Francisco José de Goya y Lucientes

Los Caprichos (The Caprices) – Plate 80: It is time

Then, when dawn threatens, each one goes on his way, Witches, Hobgoblins, apparitions, and phantoms. It is a good thing that those creatures do not allow themselves to be seen except by night and when it is dark!  Nobody has been able to find out where they shut themselves up and hide during the day.  If anyone could catch a denful of Hobgoblins and were to show it in a cage at 10 o’clock in the morning in the Peurta de Sol, he would need no other inheritance.

Francisco José de Goya y Lucientes (1746-1828) was a legendary Spanish painter and printmaker who is renowned as the first ‘modern’ artist.
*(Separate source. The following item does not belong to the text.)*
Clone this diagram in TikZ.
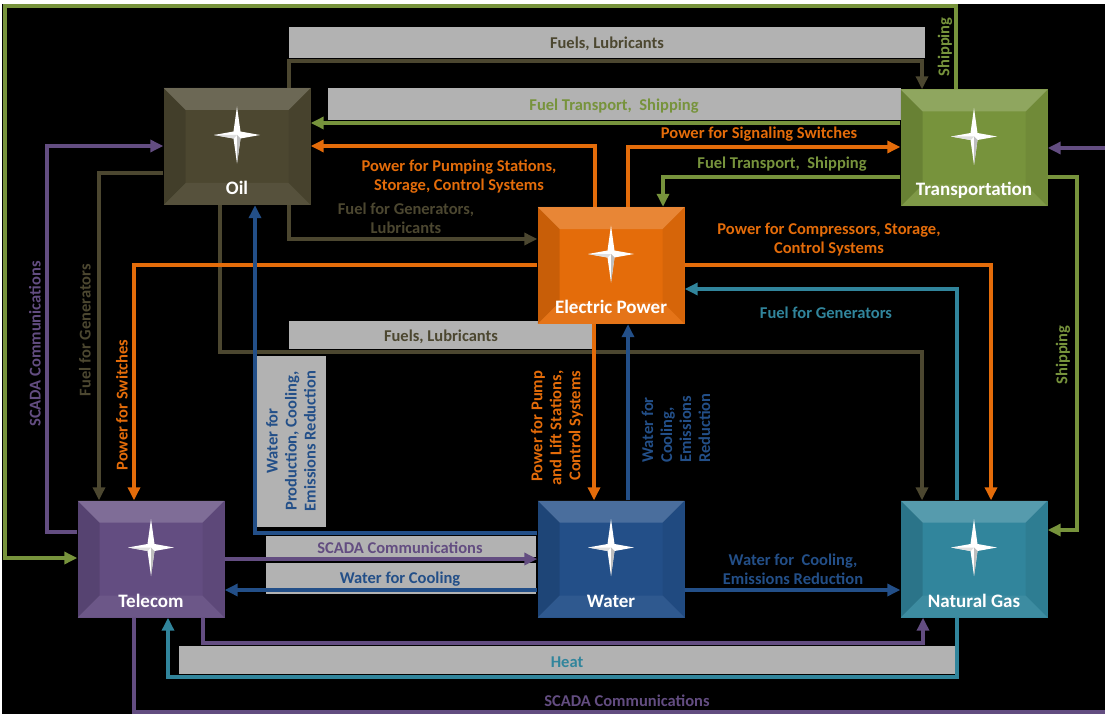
\documentclass[tikz,border=0pt]{standalone}
\usepackage{fontspec}
\setmainfont{Carlito}
\usetikzlibrary{arrows.meta}

\definecolor{oilc}{RGB}{76,71,48}
\definecolor{powerc}{RGB}{228,108,10}
\definecolor{transc}{RGB}{119,147,60}
\definecolor{telec}{RGB}{99,77,129}
\definecolor{waterc}{RGB}{35,79,136}
\definecolor{gasc}{RGB}{49,133,156}
\definecolor{shelfc}{RGB}{178,178,178}

\newcommand{\tagfont}{\fontsize{16.5}{19}\selectfont\bfseries}
\newcommand{\boxfont}{\fontsize{19}{22}\selectfont\bfseries}

\tikzset{
  sector/.style={fill=#1, minimum width=147pt, minimum height=117pt, inner sep=0pt},
  sectorname/.style={text=white, font=\boxfont, anchor=base, inner sep=0pt},
  link/.style={draw=#1, line width=3.8pt, -{Triangle[length=13pt,width=12pt]}},
  tag/.style={text=#1, font=\tagfont, align=center, inner sep=1pt},
  shelf/.style={fill=shelfc}
}

\begin{document}
\begin{tikzpicture}[x=1pt,y=-1pt]
        % Page and background
        \useasboundingbox (0,0) rectangle (1105,714);
        \clip (0,0) rectangle (1105,714);
        \fill[white] (0,0) rectangle (1105,714);
        \fill[black] (2,4) rectangle (1105,714);

        % Grey label shelves
        \fill[shelf] (289,27) rectangle (925,58);
        \fill[shelf] (328,88) rectangle (901,120);
        \fill[shelf] (289,321) rectangle (593,349);
        \fill[shelf] (257,356) rectangle (326,527);
        \fill[shelf] (266,536) rectangle (536,557);
        \fill[shelf] (266,563) rectangle (536,594);
        \fill[shelf] (179,646) rectangle (955,674);

        % Sectors
        \node[sector=oilc] (oil) at (237,146.5) {};
        \node[sector=powerc] (power) at (611,265.5) {};
        \node[sector=transc] (trans) at (974,148) {};
        \node[sector=telec] (tele) at (151,559) {};
        \node[sector=waterc] (water) at (611,559) {};
        \node[sector=gasc] (gas) at (974,559) {};

        % Bevel and star on every sector
        \foreach \s in {oil,power,trans,tele,water,gas}{
          \begin{scope}[shift={(\s.center)}]
            \fill[white,opacity=.18] (-73.5,-58.5) -- (73.5,-58.5) -- (51.5,-36.5) -- (-51.5,-36.5) -- cycle;
            \fill[black,opacity=.12] (-73.5,-58.5) -- (-51.5,-36.5) -- (-51.5,36.5) -- (-73.5,58.5) -- cycle;
            \fill[black,opacity=.06] (73.5,-58.5) -- (51.5,-36.5) -- (51.5,36.5) -- (73.5,58.5) -- cycle;
            \fill[white,opacity=.06] (-73.5,58.5) -- (73.5,58.5) -- (51.5,36.5) -- (-51.5,36.5) -- cycle;
            \fill[white] (0,-40) -- (3.5,-15) -- (23,-11.5) -- (3.5,-8) -- (0,17) -- (-3.5,-8) -- (-23,-11.5) -- (-3.5,-15) -- cycle;
            \fill[gray!50] (0,-11.5) -- (3.5,-8) -- (0,17) -- cycle;
            \fill[gray!25] (0,-11.5) -- (-23,-11.5) -- (-3.5,-8) -- cycle;
          \end{scope}
        }

        % Sector names
        \node[sectorname] (oilname) at ([shift={(0,48)}]oil.center) {Oil};
        \node[sectorname] (powername) at ([shift={(0,48)}]power.center) {Electric Power};
        \node[sectorname] (transname) at ([shift={(0,48)}]trans.center) {Transportation};
        \node[sectorname] (telename) at ([shift={(0,48)}]tele.center) {Telecom};
        \node[sectorname] (watername) at ([shift={(0,48)}]water.center) {Water};
        \node[sectorname] (gasname) at ([shift={(0,48)}]gas.center) {Natural Gas};

        % Oil links
        \draw[link=oilc] (oil.north -| 289,0) -- (289,61) -- (922,61) -- (trans.north -| 922,0);
        \draw[link=oilc] (oil.south -| 289,0) -- (289,239) -- (power.west |- 0,239);
        \draw[link=oilc] (oil.south -| 220,0) -- (220,352) -- (922,352) -- (gas.north -| 922,0);
        \draw[link=oilc] (oil.west |- 0,173) -- (99,173) -- (tele.north -| 99,0);

        % Transportation links
        \draw[link=transc] (trans.west |- 0,123) -- (oil.east |- 0,123);
        \draw[link=transc] (trans.west |- 0,177) -- (663,177) -- (power.north -| 663,0);
        \draw[link=transc] (trans.north -| 956,0) -- (956,6) -- (5,6) -- (5,558) -- (tele.west |- 0,558);
        \draw[link=transc] (trans.east |- 0,177) -- (1077,177) -- (1077,530) -- (gas.east |- 0,530);

        % Electric power links
        \draw[link=powerc] (power.north -| 595,0) -- (595,146) -- (oil.east |- 0,146);
        \draw[link=powerc] (power.north -| 628,0) -- (628,147) -- (trans.west |- 0,147);
        \draw[link=powerc] (power.west |- 0,265) -- (134,265) -- (tele.north -| 134,0);
        \draw[link=powerc] (power.east |- 0,265) -- (991,265) -- (gas.north -| 991,0);
        \draw[link=powerc] (power.south -| 594,0) -- (water.north -| 594,0);

        % Natural gas links
        \draw[link=gasc] (gas.north -| 957,0) -- (957,289) -- (power.east |- 0,289);
        \draw[link=gasc] (gas.south -| 957,0) -- (957,677) -- (168,677) -- (tele.south -| 168,0);

        % Telecom links
        \draw[link=telec] (tele.west |- 0,532) -- (47,532) -- (47,146) -- (oil.west |- 0,146);
        \draw[link=telec] (tele.east |- 0,559) -- (water.west |- 0,559);
        \draw[link=telec] (tele.south -| 203,0) -- (203,643) -- (923,643) -- (gas.south -| 923,0);
        \draw[link=telec] (tele.south -| 134,0) -- (134,712) -- (1125,712) -- (1125,148) -- (trans.east |- 0,148);

        % Water links
        \draw[link=waterc] (water.west |- 0,533) -- (255,533) -- (oil.south -| 255,0);
        \draw[link=waterc] (water.west |- 0,590) -- (tele.east |- 0,590);
        \draw[link=waterc] (water.east |- 0,590) -- (gas.west |- 0,590);
        \draw[link=waterc] (water.north -| 628,0) -- (power.south -| 628,0);

        % Labels on shelves
        \node[tag=oilc] (fuelsTop) at (607,44) {Fuels, Lubricants};
        \node[tag=transc] (transTop) at (614,106) {Fuel Transport,~ Shipping};
        \node[tag=oilc] (fuelsMid) at (441,337) {Fuels, Lubricants};
        \node[tag=waterc, rotate=90] (waterOil) at (291,441) {Water for\\Production, Cooling,\\Emissions Reduction};
        \node[tag=telec] (scadaWater) at (400,548) {SCADA Communications};
        \node[tag=waterc] (waterTele) at (400,579) {Water for Cooling};
        \node[tag=gasc] (heat) at (567,662) {Heat};

        % Free labels
        \node[tag=powerc] (pumpOil) at (459,177) {Power for Pumping Stations,\\Storage, Control Systems};
        \node[tag=powerc] (signal) at (759,134) {Power for Signaling Switches};
        \node[tag=transc] (transPower) at (782,164) {Fuel Transport,~ Shipping};
        \node[tag=oilc] (genPower) at (406,218) {Fuel for Generators,\\Lubricants};
        \node[tag=powerc] (compress) at (829,240) {Power for Compressors, Storage,\\Control Systems};
        \node[tag=gasc] (genGas) at (826,313) {Fuel for Generators};
        \node[tag=waterc] (waterGas) at (793,569) {Water for~ Cooling,\\Emissions Reduction};
        \node[tag=telec] (scadaBottom) at (627,701) {SCADA Communications};

        % Vertical labels
        \node[tag=powerc, rotate=90] (switches) at (122,405) {Power for Switches};
        \node[tag=oilc, rotate=90] (genTele) at (85,330) {Fuel for Generators};
        \node[tag=telec, rotate=90] (scadaOil) at (35,344) {SCADA Communications};
        \node[tag=transc, rotate=90] (shipTop) at (945,47) {Shipping};
        \node[tag=transc, rotate=90] (shipGas) at (1063,355) {Shipping};
        \node[tag=waterc, rotate=90, align=left] (waterPower) at (676,428) {Water for\\Cooling,\\Emissions\\Reduction};
        \node[tag=powerc, rotate=90, align=right] (pumpWater) at (557,428) {Power for Pump\\and Lift Stations,\\Control Systems};
    \end{tikzpicture}
\end{document}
Goya’s late artworks were sombre and pessimistic, illustrating his bleak view of disparaging social and political climates. Although many of his personal standpoints no longer exist in written form, the artworks tell Goya’s stories. These, along with Goya’s life, were a significant influence on Salvador Dalí.
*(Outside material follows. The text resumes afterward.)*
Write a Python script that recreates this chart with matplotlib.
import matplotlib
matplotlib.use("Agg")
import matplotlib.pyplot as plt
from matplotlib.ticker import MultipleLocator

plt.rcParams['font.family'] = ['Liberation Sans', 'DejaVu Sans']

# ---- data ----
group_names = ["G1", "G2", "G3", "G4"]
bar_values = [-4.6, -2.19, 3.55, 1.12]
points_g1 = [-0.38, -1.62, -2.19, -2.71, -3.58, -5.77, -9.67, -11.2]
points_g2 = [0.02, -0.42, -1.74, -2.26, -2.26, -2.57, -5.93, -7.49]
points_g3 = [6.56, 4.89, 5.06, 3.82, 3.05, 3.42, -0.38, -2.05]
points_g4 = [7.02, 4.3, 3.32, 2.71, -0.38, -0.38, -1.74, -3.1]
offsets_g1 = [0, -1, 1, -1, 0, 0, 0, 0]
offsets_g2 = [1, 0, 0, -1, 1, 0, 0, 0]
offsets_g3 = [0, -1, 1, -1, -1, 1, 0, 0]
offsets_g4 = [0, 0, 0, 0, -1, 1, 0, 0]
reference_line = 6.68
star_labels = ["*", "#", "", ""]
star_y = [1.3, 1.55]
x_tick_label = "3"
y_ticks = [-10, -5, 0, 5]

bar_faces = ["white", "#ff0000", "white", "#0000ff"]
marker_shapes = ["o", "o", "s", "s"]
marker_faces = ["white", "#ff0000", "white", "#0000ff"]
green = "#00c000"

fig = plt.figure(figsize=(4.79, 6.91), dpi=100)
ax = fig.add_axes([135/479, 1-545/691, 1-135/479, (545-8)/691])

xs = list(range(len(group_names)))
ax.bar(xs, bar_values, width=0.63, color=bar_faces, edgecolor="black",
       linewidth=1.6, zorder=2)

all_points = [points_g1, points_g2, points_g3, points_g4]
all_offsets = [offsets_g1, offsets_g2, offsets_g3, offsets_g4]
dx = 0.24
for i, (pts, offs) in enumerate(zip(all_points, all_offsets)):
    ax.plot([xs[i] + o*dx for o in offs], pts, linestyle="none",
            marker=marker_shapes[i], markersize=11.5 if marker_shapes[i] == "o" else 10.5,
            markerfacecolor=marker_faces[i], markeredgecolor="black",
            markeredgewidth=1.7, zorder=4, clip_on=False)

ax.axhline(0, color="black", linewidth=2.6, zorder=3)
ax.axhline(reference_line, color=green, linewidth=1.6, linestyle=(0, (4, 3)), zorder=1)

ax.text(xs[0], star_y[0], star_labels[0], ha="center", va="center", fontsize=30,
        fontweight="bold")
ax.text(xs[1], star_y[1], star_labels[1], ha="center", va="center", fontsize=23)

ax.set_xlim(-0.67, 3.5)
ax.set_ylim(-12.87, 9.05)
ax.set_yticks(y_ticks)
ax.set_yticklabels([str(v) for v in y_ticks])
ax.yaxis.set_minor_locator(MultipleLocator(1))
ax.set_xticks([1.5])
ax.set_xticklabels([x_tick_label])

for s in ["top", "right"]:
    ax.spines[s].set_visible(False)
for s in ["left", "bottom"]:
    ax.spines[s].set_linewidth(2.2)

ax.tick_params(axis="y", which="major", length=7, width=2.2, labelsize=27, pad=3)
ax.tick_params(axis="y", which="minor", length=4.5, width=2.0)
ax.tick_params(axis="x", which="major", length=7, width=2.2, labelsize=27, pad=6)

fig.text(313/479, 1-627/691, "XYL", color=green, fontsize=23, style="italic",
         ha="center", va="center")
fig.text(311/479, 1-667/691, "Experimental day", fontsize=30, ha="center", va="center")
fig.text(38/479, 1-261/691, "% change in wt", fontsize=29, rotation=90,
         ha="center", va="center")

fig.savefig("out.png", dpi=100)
Goya’s etching suite, Los Caprichos (The Caprices) was made in 1797 to 1798 before being published in book form in 1799. The set of eighty prints is Goya’s satirical response and experiment to reveal the immeasurable follies, deceitful manners, and self-obsession found in Spanish culture at the time, along with social superstitions. However due to the political climate, he had to disguise the implied depictions within the artworks.